Back To Life – Review

Worth seeing: as an unexpectedly upbeat exploration of secrets and lies, bereavement and hope, in a comedy that snatches enlightenment from the jaws of tragedy
Featuring:Daisy Haggard, Geraldine James, Richard Durden, Adeel Akhtar, Adrian Edmondson, Christine Bottomley, Frank Feys, Imogen Gurney, Jamie Michie, Jo Martin, Juliet Cowan, Keir Charles, Liam Williams, Lizzy McInnerny, Meera Syal, Souad Faress
Key crew:Chris Sweeney, Ella Jones, Catherine Gosling Fuller, Debbie Pisani, Daisy Haggard, Laura Solon
Channel:BBC iPlayer, BBC3
Length:25 minutes
Episodes:2 seasons of 6 episodes each
Broadcast date:31st August 2021, Season 2 premiere


When we first meet Miri (Daisy Haggard), she’s just been released from prison after serving eighteen years for killing one of her best friends, Lara.

She moves back into the bedroom in her parents’ house where she hasn’t lived since she was a teenager.

The gossips in the small-minded, seaside town aren’t prepared to welcome her back in the way that her doting parents have, making her transition to regular life all the more difficult.

Struggling to find a job, reconnect with old friends, make new ones and keep out of prison, Miri finds herself taking two steps back for every step forwards as her past keeps coming back to haunt her – and all those around her.

Oh – and it’s a comedy.


Despite what you might imagine from that plot synopsis, Back To Life is not only a comedy by a surprisingly upbeat and uplifting one.

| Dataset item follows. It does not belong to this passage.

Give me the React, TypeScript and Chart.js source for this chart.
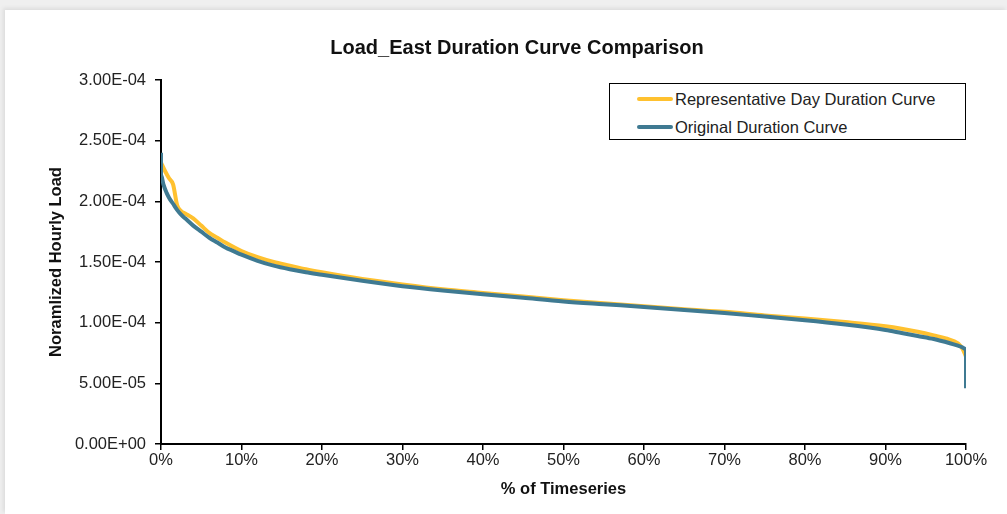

Seeing Miri trying to adapt to the outside after so long immediately injects an element of fish-out-of-water humour, but the ragtag bag of supporting characters – from her squabbling parents to her food-obsessed probation officer, her sleazy childhood boyfriend and the disarmingly friendly neighbour – are give the show enough of a surreal edge to make it work as a comedy.

Over two six-episode seasons, we get to learn more about the truth behind Miri’s crime, which changes the way we view her – if not the prejudiced local residents. The over-arching storyline woven through the first series features a mysterious investigator trying to uncover the real story behind Lara’s death. The second series concentrates more on how Lara’s parents are coping with their loss, nearly two decades later.

At its heart, Back To Life is a show about secrets – and honesty; lies and truth; bereavement and connection; bitterness and sweetness.

Often feeling a little arch, the odd unconvincing moment doesn’t feel too out of place in this slightly outlandish world.

The writing is tight, with a lot of plot being squeezed into 25 minute episodes, without feeling contrived and the performances deftly conjure up sympathy among viewers for outsiders who – in most other settings, including this seaside town – would be shunned.

Daisy Haggard – the creator and star of the show – has turned what sounds, on the surface, like a rather morbid drama into a comedy that’s full of hope and enlightenment, without belittling the tragedy that has haunted the whole town for nearly twenty years.